As the discussion came to an end, according to someone at the meeting, Than Shwe slapped his thigh and said this was the best and most frank conversation he has ever had with a foreigner. Ban Ki-moon is hoping that he will be able personally to build on the rapport that was established between the two men during their exchange last May.

Apart from personally taking his boss’s response to the generals, Gambari also now has the monumental task of preparing what he often in the past has called the “modalities of the visit.” Ban Ki-moon of course has already made the key issues clear: "Promoting democratization, including the release of Daw Aung San Suu Kyi and other political prisoners, has been one of my top priorities and it will continue to be my top priority," Ban recently told journalists.

Of course both Gambari and Ban are likely to be visiting Burma during the ongoing trial of detained opposition leader Aung San Suu Kyi, also scheduled to resume on Friday. She has been charged with breaking the terms of her house arrest last month by allowing an American to swim across the lake behind her house and permitting him to come inside and providing him with food and drink. If convicted she faces five years in jail.

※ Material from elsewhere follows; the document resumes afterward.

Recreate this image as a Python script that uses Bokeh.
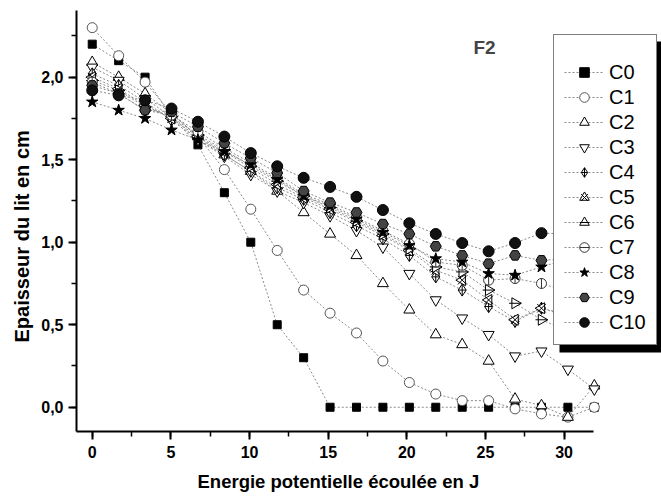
import math
from bokeh.plotting import figure
from bokeh.models import (Range1d, SingleIntervalTicker, CustomJSTickFormatter,
                          Legend, LegendItem, Label, BoxAnnotation, Title)
from bokeh.embed import file_html
from bokeh.resources import INLINE

# ---------------- data ----------------
energy = [0, 1.68, 3.36, 5.04, 6.72, 8.40, 10.08, 11.76, 13.44, 15.12,
          16.80, 18.48, 20.16, 21.84, 23.52, 25.20, 26.88, 28.56, 30.24, 31.92]

c0 = [2.20, 2.10, 2.00, 1.76, 1.59, 1.30, 1.00, 0.50, 0.30, 0.00,
      0.00, 0.00, 0.00, 0.00, 0.00, 0.00, 0.00, 0.00, 0.00, 0.00]
c1 = [2.30, 2.13, 1.97, 1.78, 1.64, 1.44, 1.20, 0.95, 0.71, 0.57,
      0.45, 0.28, 0.15, 0.08, 0.04, 0.04, -0.01, -0.04, -0.06, 0.00]
c2 = [2.09, 2.00, 1.90, 1.78, 1.64, 1.53, 1.43, 1.31, 1.18, 1.05,
      0.92, 0.75, 0.59, 0.44, 0.38, 0.28, 0.05, 0.01, -0.06, 0.13]
c3 = [2.06, 1.98, 1.87, 1.76, 1.62, 1.52, 1.41, 1.31, 1.24, 1.16,
      1.07, 0.97, 0.81, 0.65, 0.54, 0.44, 0.31, 0.34, 0.23, 0.11]
c4 = [2.02, 1.95, 1.85, 1.74, 1.62, 1.53, 1.43, 1.33, 1.26, 1.18,
      1.10, 1.02, 0.92, 0.79, 0.71, 0.61, 0.52, 0.60, 0.55, 0.50]
c5 = [2.00, 1.93, 1.83, 1.75, 1.64, 1.55, 1.45, 1.35, 1.27, 1.20,
      1.12, 1.04, 0.95, 0.83, 0.77, 0.65, 0.53, 0.60, 0.56, 0.52]
c6 = [1.98, 1.92, 1.82, 1.76, 1.65, 1.56, 1.46, 1.37, 1.28, 1.21,
      1.13, 1.05, 0.96, 0.85, 0.82, 0.71, 0.63, 0.53, 0.46, 0.42]
c7 = [1.97, 1.90, 1.80, 1.77, 1.67, 1.57, 1.48, 1.39, 1.29, 1.23,
      1.15, 1.07, 0.99, 0.88, 0.86, 0.77, 0.78, 0.75, 0.70, 0.70]
c8 = [1.85, 1.80, 1.75, 1.68, 1.62, 1.55, 1.47, 1.38, 1.28, 1.22,
      1.14, 1.06, 0.98, 0.90, 0.88, 0.81, 0.80, 0.85, 0.90, 0.90]
c9 = [1.95, 1.90, 1.80, 1.79, 1.70, 1.60, 1.51, 1.42, 1.31, 1.24,
      1.18, 1.11, 1.05, 0.975, 0.92, 0.87, 0.92, 0.89, 0.90, 0.95]
c10 = [1.92, 1.89, 1.86, 1.81, 1.73, 1.64, 1.54, 1.46, 1.39, 1.335,
       1.275, 1.195, 1.115, 1.05, 0.995, 0.945, 0.995, 1.055, 1.05, 1.10]

series_names = ["C0", "C1", "C2", "C3", "C4", "C5", "C6", "C7", "C8", "C9", "C10"]
series_values = [c0, c1, c2, c3, c4, c5, c6, c7, c8, c9, c10]

y_tick_step = 0.5
x_tick_step = 5
x_axis_bounds = (-1.0, 31.87)

# ---------------- layout constants (pixels) ----------------
W, H = 661, 499
BL, BR, BT, BB = 76, 0, 10, 68
FW, FH = W - BL - BR, H - BT - BB
X0 = -1.0
X1 = X0 + FW / 15.73
Y0, Y1 = -0.147, 2.404

def px_to_x(px):
    return X0 + (px - BL) / FW * (X1 - X0)

def py_to_y(py):
    return Y1 - (py - BT) / FH * (Y1 - Y0)

# ---------------- styles ----------------
HALF_PI = math.pi / 2
marker_styles = [
    [("square", 8, "black", "black", 0)],
    [("circle", 10, "white", "#555555", 0)],
    [("triangle", 11, "white", "black", 0)],
    [("inverted_triangle", 11, "white", "black", 0)],
    [("diamond_cross", 12, "white", "black", 0)],
    [("triangle", 11, "white", "black", HALF_PI), ("x", 12, None, "black", 0)],
    [("triangle", 11, "white", "black", -HALF_PI), ("dash", 12, None, "black", 0)],
    [("circle", 10, "white", "#333333", 0), ("dash", 10, None, "#333333", HALF_PI)],
    [("star", 12, "black", "black", 0)],
    [("hex", 11, "#444444", "black", 0)],
    [("circle", 11, "#111111", "black", 0)],
]

FONT = "Liberation Sans"

p = figure(width=W, height=H,
           x_range=Range1d(X0, X1), y_range=Range1d(Y0, Y1),
           output_backend="svg", toolbar_location=None,
           min_border_left=BL, min_border_right=BR,
           min_border_top=BT, min_border_bottom=BB)
p.xgrid.visible = False
p.ygrid.visible = False
p.outline_line_color = None
p.background_fill_color = "white"
p.border_fill_color = "white"

# lines first
line_rs = []
for vals in series_values:
    r = p.line(energy, vals, line_color="#8a8a8a", line_width=1, line_dash="2 2")
    line_rs.append(r)

marker_rs = []
for vals, styles in zip(series_values, marker_styles):
    rs = []
    for (mk, sz, fill, lc, ang) in styles:
        r = p.scatter(energy, vals, marker=mk, size=sz,
                      fill_color=fill if fill else None,
                      line_color=lc, line_width=1, angle=ang)
        rs.append(r)
    marker_rs.append(rs)

# axes
xa = p.xaxis[0]
ya = p.yaxis[0]
xa.bounds = x_axis_bounds
xa.ticker = SingleIntervalTicker(interval=x_tick_step, num_minor_ticks=2)
ya.ticker = SingleIntervalTicker(interval=y_tick_step, num_minor_ticks=2)
ya.formatter = CustomJSTickFormatter(code="return tick.toFixed(1).replace('.', ',');")
for ax in (xa, ya):
    ax.axis_line_width = 2
    ax.axis_line_color = "black"
    ax.major_tick_line_width = 2
    ax.minor_tick_line_width = 1.5
    ax.major_tick_out = 8
    ax.major_tick_in = 0
    ax.minor_tick_out = 5
    ax.minor_tick_in = 0
    ax.major_label_text_font = FONT
    ax.major_label_text_font_style = "bold"
    ax.major_label_text_font_size = "16px"
    ax.major_label_text_color = "black"
xa.major_label_standoff = 6
ya.major_label_standoff = 5

# axis titles placed as panel titles so they can be positioned like the reference
p.add_layout(Title(text="Energie potentielle écoulée en J", align="left",
                   offset=121, text_font=FONT, text_font_style="bold",
                   text_font_size="18.5px", text_color="black", standoff=16),
             "below")
p.add_layout(Title(text="Epaisseur du lit en cm", align="left",
                   offset=89, text_font=FONT, text_font_style="bold",
                   text_font_size="20px", text_color="black", standoff=12),
             "left")

# F2 label
p.add_layout(Label(x=24.94, y=2.18, text="F2", text_font=FONT,
                   text_font_style="bold", text_font_size="19px",
                   text_align="center", text_baseline="middle"))

# legend geometry (pixels)
LEG_LEFT, LEG_BOTTOM = 553, 345
LEG_W, LEG_H = 103, 311
SH_DX, SH_DY = 6, 7

# drop shadow behind the legend
p.add_layout(BoxAnnotation(left=px_to_x(LEG_LEFT + SH_DX),
                           right=px_to_x(LEG_LEFT + LEG_W + SH_DX),
                           top=py_to_y(LEG_BOTTOM - LEG_H + SH_DY),
                           bottom=py_to_y(LEG_BOTTOM + SH_DY),
                           fill_color="black", fill_alpha=1, line_color=None))

items = [LegendItem(label=n, renderers=[lr] + mrs)
         for n, lr, mrs in zip(series_names, line_rs, marker_rs)]
legend = Legend(items=items,
                location=(LEG_LEFT - BL, (BT + FH) - LEG_BOTTOM),
                padding=10, spacing=1, glyph_width=40, glyph_height=24,
                label_height=24, label_standoff=5, label_text_font=FONT,
                label_text_font_size="20px", title=" ",
                title_text_font_size="12px", title_standoff=1, margin=0,
                border_line_width=1.5, border_line_color="black",
                background_fill_color="white", background_fill_alpha=1,
                label_text_color="black")
p.add_layout(legend)

open("out.html", "w").write(file_html(p, INLINE))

Her fate may decide whether Ban does continue on to Burma after Japan. Gambari is expected to discuss this with the junta’s leaders on this visit. He is also likely to be looking at the upcoming general election, the first since 1990, scheduled for next year. Another regime concession may be publication of the crucial electoral law. “We expect Gambari to be the first to be shown the document that has been drawn up months, if not a year, ago,” said a Western diplomat based in Rangoon.

Gambari will fly on to Tokyo early next week after his short visit to Burma to convey the junta’s response to the U.N. chief, according to U.N. insiders. While this may be Gambari’s eighth and final visit to Burma as the U.N. Special Envoy to the troubled Southeast Asian country, it may yet prove to be his most crucial.